--- Start Data records ---

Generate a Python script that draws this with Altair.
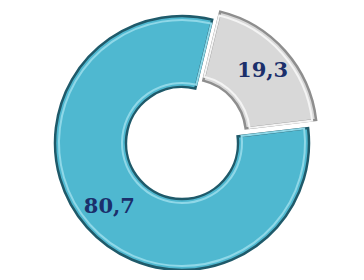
import math
import altair as alt
import pandas as pd

categories = ["Autre", "Principal"]
values = [19.3, 80.7]
labels = ["19,3", "80,7"]
order = [0, 1]
fill_colors = ["#D8D8D8", "#4FB8D0"]
edge_colors = ["#8E8E8E", "#1F5A6A"]
light_colors = ["#F4F4F4", "#8FD8E8"]

df = pd.DataFrame({"category": categories, "value": values, "label": labels, "order": order})

W, H = 346, 262
CX, CY = 174, 135
R_OUT, R_IN = 127, 56
START = 0.24
DX, DY = 8, -8

theta_scale = alt.Scale(domain=[0, 100], range=[START, START + 2 * math.pi])
fill_scale = alt.Scale(domain=categories, range=fill_colors)
edge_scale = alt.Scale(domain=categories, range=edge_colors)
light_scale = alt.Scale(domain=categories, range=light_colors)

base = (
    alt.Chart(df)
    .transform_window(cum="sum(value)", sort=[alt.SortField("order")])
    .transform_calculate(start="datum.cum - datum.value", mid="datum.cum - datum.value / 2")
)

def slice_layers(cat, dx, dy):
    b = base.transform_filter(alt.datum.category == cat)
    outer = b.mark_arc(outerRadius=R_OUT, innerRadius=R_IN, strokeWidth=2.5, xOffset=dx, yOffset=dy).encode(
        theta=alt.Theta("start:Q", scale=theta_scale),
        theta2="cum:Q",
        fill=alt.Fill("category:N", scale=fill_scale, legend=None),
        stroke=alt.Stroke("category:N", scale=edge_scale, legend=None),
        x=alt.value(CX),
        y=alt.value(CY),
    )
    inner = b.mark_arc(outerRadius=R_OUT - 4, innerRadius=R_IN + 4, strokeWidth=2, fillOpacity=0,
                       xOffset=dx, yOffset=dy).encode(
        theta=alt.Theta("start:Q", scale=theta_scale),
        theta2="cum:Q",
        stroke=alt.Stroke("category:N", scale=light_scale, legend=None),
        x=alt.value(CX),
        y=alt.value(CY),
    )
    text = b.mark_text(font="DejaVu Serif", fontWeight="bold", fontSize=21, color="#1B2F6B",
                       radius=97, dx=dx, dy=dy).encode(
        theta=alt.Theta("mid:Q", scale=theta_scale),
        text="label:N",
        x=alt.value(CX),
        y=alt.value(CY),
    )
    return [outer, inner, text]

layers = slice_layers("Principal", 0, 0) + slice_layers("Autre", DX, DY)

chart = (
    alt.layer(*layers)
    .resolve_scale(stroke="independent")
    .properties(width=W, height=H, autosize=alt.AutoSizeParams(type="none"), padding=0)
    .configure_view(stroke=None)
)

chart.save("out.html", embed_options={"renderer": "svg", "actions": False})
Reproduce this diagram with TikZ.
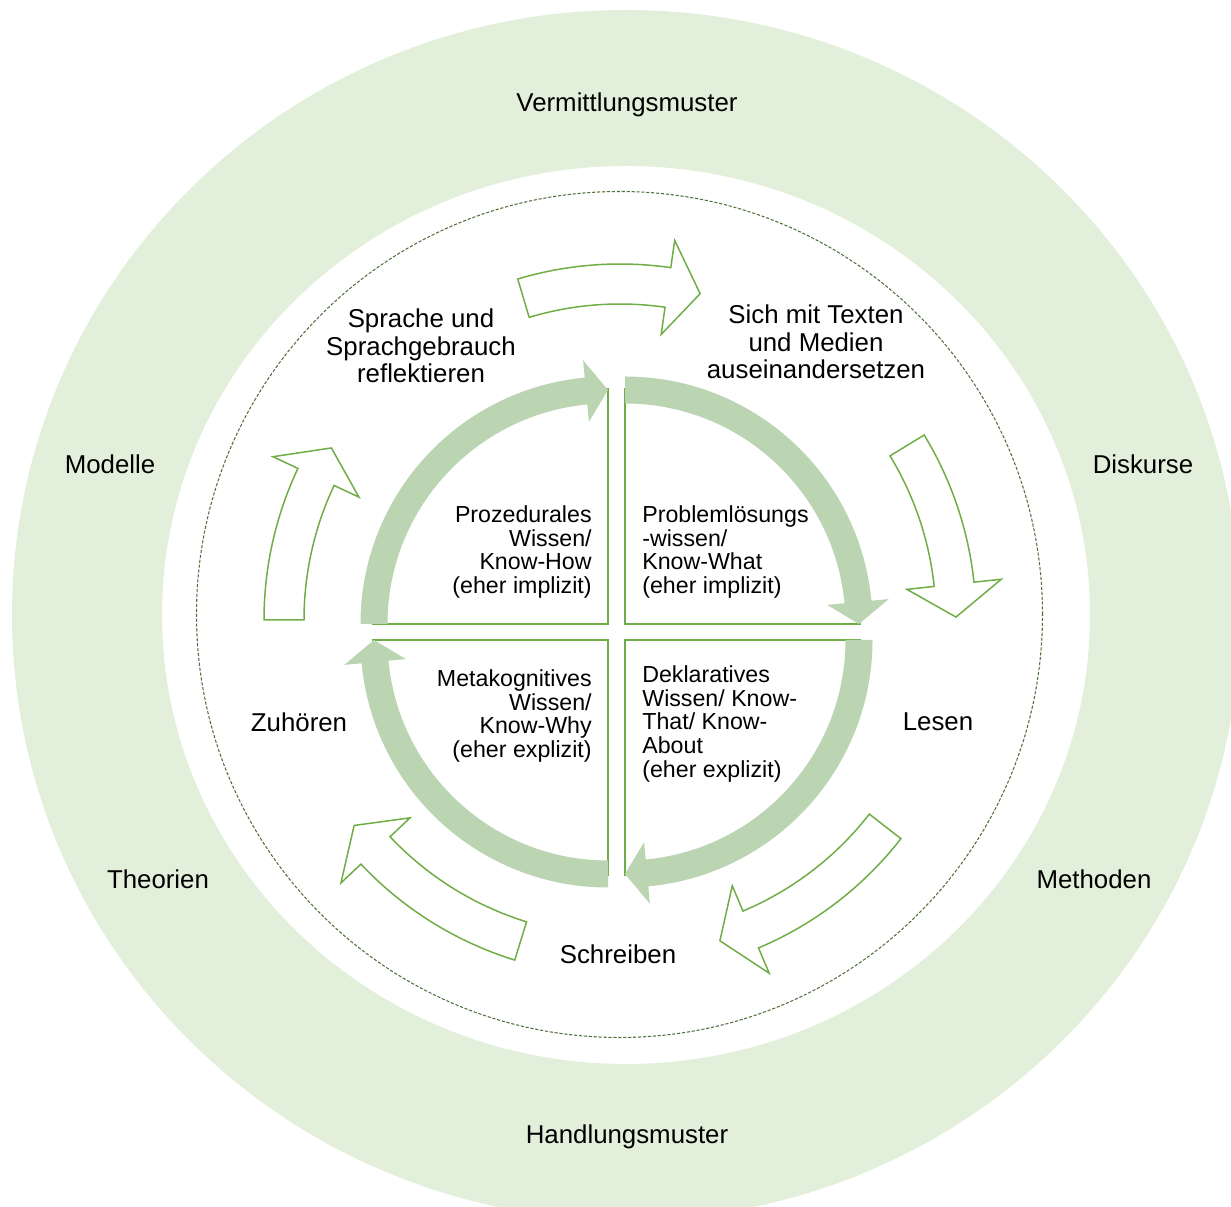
\documentclass[tikz,border=0pt]{standalone}
\usepackage{fontspec}
\setmainfont{Liberation Sans}
\usetikzlibrary{positioning}

\definecolor{ringgreen}{HTML}{E2EFDA}
\definecolor{thickgreen}{RGB}{187,213,179}
\definecolor{linegreen}{HTML}{70AD47}
\definecolor{dashgreen}{RGB}{80,112,62}

% curved block arrow: style, centre, start angle, tip angle,
% inner radius, outer radius, half width of head, angle of head
\newcommand{\arcarrow}[8]{%
  \pgfmathsetmacro{\arcmid}{(#5+#6)/2}%
  \pgfmathsetmacro{\archead}{#4+#8}%
  \pgfmathsetmacro{\archout}{(#5+#6)/2+#7}%
  \pgfmathsetmacro{\archin}{(#5+#6)/2-#7}%
  \path[#1] ([shift={(#3:#6)}]#2) arc[start angle=#3, end angle=\archead, radius=#6]
    -- ([shift={(\archead:\archout)}]#2)
    -- ([shift={(#4:\arcmid)}]#2)
    -- ([shift={(\archead:\archin)}]#2)
    -- ([shift={(\archead:#5)}]#2)
    arc[start angle=\archead, end angle=#3, radius=#5] -- cycle;}

\begin{document}
\begin{tikzpicture}[x=0.02cm, y=0.02cm,
    bigtext/.style={font=\fontsize{14.7}{15.5}\selectfont, align=center, inner sep=0pt},
    smalltext/.style={font=\fontsize{13.2}{13.6}\selectfont, inner sep=0pt},
    blockarrow/.style={draw=linegreen, line width=0.85pt, fill=white, line join=miter},
    ringarrow/.style={fill=thickgreen},
    quadline/.style={draw=linegreen, line width=1.1pt}]
  \useasboundingbox (0,0) rectangle (1231,1207);
  \clip (0,0) rectangle (1231,1207);

  % rings
  \fill[ringgreen, even odd rule] (626,592) ellipse[x radius=614, y radius=605]
    (626,592) ellipse[x radius=464, y radius=449];
  \draw[dashgreen, line width=0.6pt, dash pattern=on 1.8pt off 1pt] (619.5,592.5) circle[radius=423];

  \coordinate (ctr) at (620,587);
  \coordinate (tl_corner) at (608,583);
  \coordinate (tr_corner) at (625,583);
  \coordinate (br_corner) at (625,567);
  \coordinate (bl_corner) at (608,567);

  % outer cycle of block arrows
  \arcarrow{blockarrow}{ctr}{106.7}{76.2}{316}{356}{47.5}{5.6}
  \arcarrow{blockarrow}{ctr}{31.3}{0.5}{316}{356}{47.5}{5.6}
  \arcarrow{blockarrow}{ctr}{-37.9}{-72.7}{316}{356}{47.5}{5.6}
  \arcarrow{blockarrow}{ctr}{252.8}{217.7}{316}{356}{47.5}{5.6}
  \arcarrow{blockarrow}{ctr}{180}{149.2}{316}{356}{47.5}{5.6}

  % quadrants
  \draw[quadline] ([shift={(90:236)}]tl_corner) -- (tl_corner) -- ([shift={(180:236)}]tl_corner);
  \draw[quadline] ([shift={(90:236)}]tr_corner) -- (tr_corner) -- ([shift={(0:236)}]tr_corner);
  \draw[quadline] ([shift={(0:236)}]br_corner) -- (br_corner) -- ([shift={(270:236)}]br_corner);
  \draw[quadline] ([shift={(270:236)}]bl_corner) -- (bl_corner) -- ([shift={(180:236)}]bl_corner);

  \arcarrow{ringarrow}{tl_corner}{180}{90}{220.5}{247.5}{31}{5.4}
  \arcarrow{ringarrow}{tr_corner}{90}{0}{220.5}{247.5}{31}{5.4}
  \arcarrow{ringarrow}{br_corner}{0}{-90}{220.5}{247.5}{31}{5.4}
  \arcarrow{ringarrow}{bl_corner}{270}{180}{220.5}{247.5}{31}{5.4}

  % labels
  \node[bigtext] (vermittlungs_muster) at (627,1102) {Vermittlungsmuster};
  \node[bigtext] (handlungs_muster) at (627,70) {Handlungsmuster};
  \node[bigtext] (modelle) at (110,743) {Modelle};
  \node[bigtext] (diskurse) at (1143,743) {Diskurse};
  \node[bigtext] (theorien) at (158,328) {Theorien};
  \node[bigtext] (methoden) at (1094,328) {Methoden};

  \node[bigtext] (sprache_reflektieren) at (421,861) {Sprache und\\Sprachgebrauch\\reflektieren};
  \node[bigtext] (texte_medien) at (816,865) {Sich mit Texten\\und Medien\\auseinandersetzen};
  \node[bigtext] (lesen) at (938,485) {Lesen};
  \node[bigtext] (schreiben) at (618,253) {Schreiben};
  \node[bigtext] (zuhoeren) at (299,485) {Zuhören};

  \node[smalltext, anchor=east, align=right] (prozedural) at (592,655)
    {Prozedurales\\Wissen/\\Know-How\\(eher implizit)};
  \node[smalltext, anchor=west, align=left] (problemloesung) at (642,655)
    {Problemlösungs\\-wissen/\\Know-What\\(eher implizit)};
  \node[smalltext, anchor=east, align=right] (metakognitiv) at (592,491)
    {Metakognitives\\Wissen/\\Know-Why\\(eher explizit)};
  \node[smalltext, anchor=west, align=left] (deklarativ) at (642,483)
    {Deklaratives\\Wissen/ Know-\\That/ Know-\\About\\(eher explizit)};
\end{tikzpicture}
\end{document}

--- End Data records ---

Only the number should be given: how many lines of the data contain the word "this"?

2